Reproduce the data below in full and exclude every picture.

□ □ □

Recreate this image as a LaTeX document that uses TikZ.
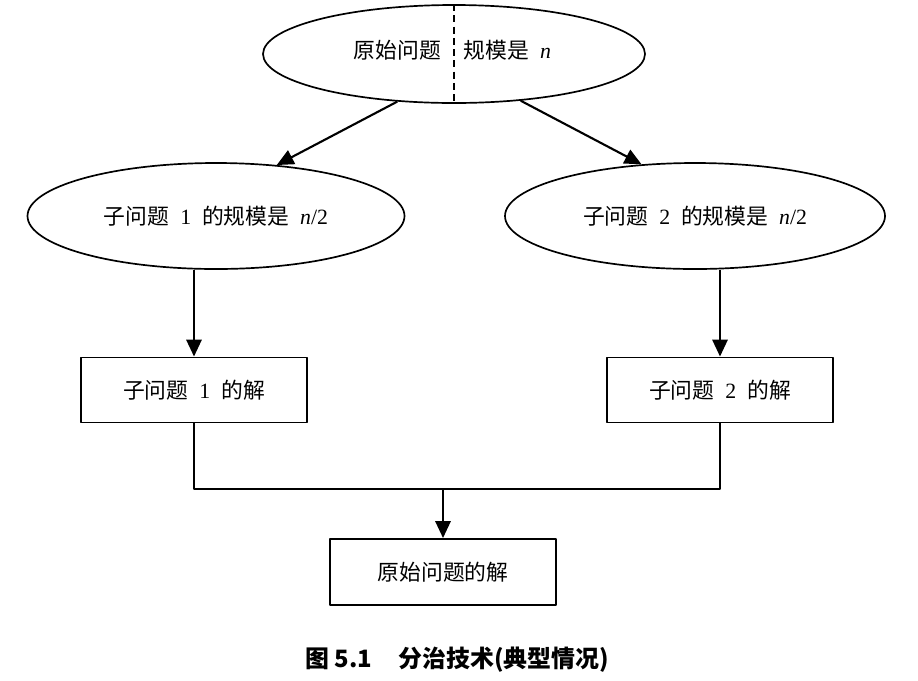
\documentclass[tikz,border=0pt]{standalone}
\usepackage{fontspec}
\setmainfont{Liberation Serif}
\newfontfamily\cjk{Noto Sans CJK SC}
\usetikzlibrary{shapes.geometric,arrows.meta}
\newcommand{\zh}[1]{{\cjk #1}}
\tikzset{
  oval/.style={ellipse, draw, line width=1.2pt, inner sep=0pt, minimum height=106*0.025cm},
  box/.style={rectangle, draw, line width=1.4pt, inner sep=0pt, minimum width=226*0.025cm, minimum height=65*0.025cm},
  link/.style={line width=1.5pt, -{Triangle[length=4.2mm,width=3.8mm]}},
}
\begin{document}
\begin{tikzpicture}[x=0.025cm, y=-0.025cm, font=\fontsize{15.5}{18}\selectfont, line join=round]
	\useasboundingbox (0,0) rectangle (918,680);
	% ellipses
	\node[oval, minimum width=382*0.025cm, minimum height=98*0.025cm] (top) at (454,54) {};
	\node[anchor=east] (topl) at ([xshift=-0.2cm,yshift=0.1cm]top.center) {\zh{原始问题}};
	\node[anchor=west] (topr) at ([xshift=0.12cm,yshift=0.1cm]top.center) {\zh{规模是}\enspace\textit{n}};
	\draw[line width=1.4pt, dash pattern=on 5pt off 3pt] (top.north) -- (top.south);
	\node[oval, minimum width=377*0.025cm] (sub1) at (216,216) {\zh{子问题}\enspace 1\enspace\zh{的规模是}\enspace\textit{n}/2};
	\node[oval, minimum width=380*0.025cm] (sub2) at (695,216) {\zh{子问题}\enspace 2\enspace\zh{的规模是}\enspace\textit{n}/2};
	% boxes
	\node[box] (sol1) at (194,390) {\zh{子问题}\enspace 1\enspace\zh{的解}};
	\node[box] (sol2) at (720,390) {\zh{子问题}\enspace 2\enspace\zh{的解}};
	\node[box, minimum height=66*0.025cm] (sol) at (443,572) {\zh{原始问题的解}};
	\coordinate (join) at (sol.north |- 0,489);
	% connectors
	\draw[link] (top.220) -- (sub1.40);
	\draw[link] (top.325) -- (sub2.136);
	\draw[link] (sol1.north |- sub1.south) -- (sol1.north);
	\draw[link] (sol2.north |- sub2.south) -- (sol2.north);
	\draw[line width=1.4pt] (sol1.south) |- (join) -| (sol2.south);
	\draw[link] (join) -- (sol.north);
	\node[font=\fontsize{17}{20}\cjk\bfseries] (cap) at (457,660) {图 5.1\hspace{1.1em}分治技术(典型情况)};
\end{tikzpicture}
\end{document}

□ □ □

**Correct response:**
Recreate this image as a LaTeX document that uses TikZ.
\documentclass[tikz,border=0pt]{standalone}
\usepackage{fontspec}
\setmainfont{Liberation Serif}
\newfontfamily\cjk{Noto Sans CJK SC}
\usetikzlibrary{shapes.geometric,arrows.meta}
\newcommand{\zh}[1]{{\cjk #1}}
\tikzset{
  oval/.style={ellipse, draw, line width=1.2pt, inner sep=0pt, minimum height=106*0.025cm},
  box/.style={rectangle, draw, line width=1.4pt, inner sep=0pt, minimum width=226*0.025cm, minimum height=65*0.025cm},
  link/.style={line width=1.5pt, -{Triangle[length=4.2mm,width=3.8mm]}},
}
\begin{document}
\begin{tikzpicture}[x=0.025cm, y=-0.025cm, font=\fontsize{15.5}{18}\selectfont, line join=round]
	\useasboundingbox (0,0) rectangle (918,680);
	% ellipses
	\node[oval, minimum width=382*0.025cm, minimum height=98*0.025cm] (top) at (454,54) {};
	\node[anchor=east] (topl) at ([xshift=-0.2cm,yshift=0.1cm]top.center) {\zh{原始问题}};
	\node[anchor=west] (topr) at ([xshift=0.12cm,yshift=0.1cm]top.center) {\zh{规模是}\enspace\textit{n}};
	\draw[line width=1.4pt, dash pattern=on 5pt off 3pt] (top.north) -- (top.south);
	\node[oval, minimum width=377*0.025cm] (sub1) at (216,216) {\zh{子问题}\enspace 1\enspace\zh{的规模是}\enspace\textit{n}/2};
	\node[oval, minimum width=380*0.025cm] (sub2) at (695,216) {\zh{子问题}\enspace 2\enspace\zh{的规模是}\enspace\textit{n}/2};
	% boxes
	\node[box] (sol1) at (194,390) {\zh{子问题}\enspace 1\enspace\zh{的解}};
	\node[box] (sol2) at (720,390) {\zh{子问题}\enspace 2\enspace\zh{的解}};
	\node[box, minimum height=66*0.025cm] (sol) at (443,572) {\zh{原始问题的解}};
	\coordinate (join) at (sol.north |- 0,489);
	% connectors
	\draw[link] (top.220) -- (sub1.40);
	\draw[link] (top.325) -- (sub2.136);
	\draw[link] (sol1.north |- sub1.south) -- (sol1.north);
	\draw[link] (sol2.north |- sub2.south) -- (sol2.north);
	\draw[line width=1.4pt] (sol1.south) |- (join) -| (sol2.south);
	\draw[link] (join) -- (sol.north);
	\node[font=\fontsize{17}{20}\cjk\bfseries] (cap) at (457,660) {图 5.1\hspace{1.1em}分治技术(典型情况)};
\end{tikzpicture}
\end{document}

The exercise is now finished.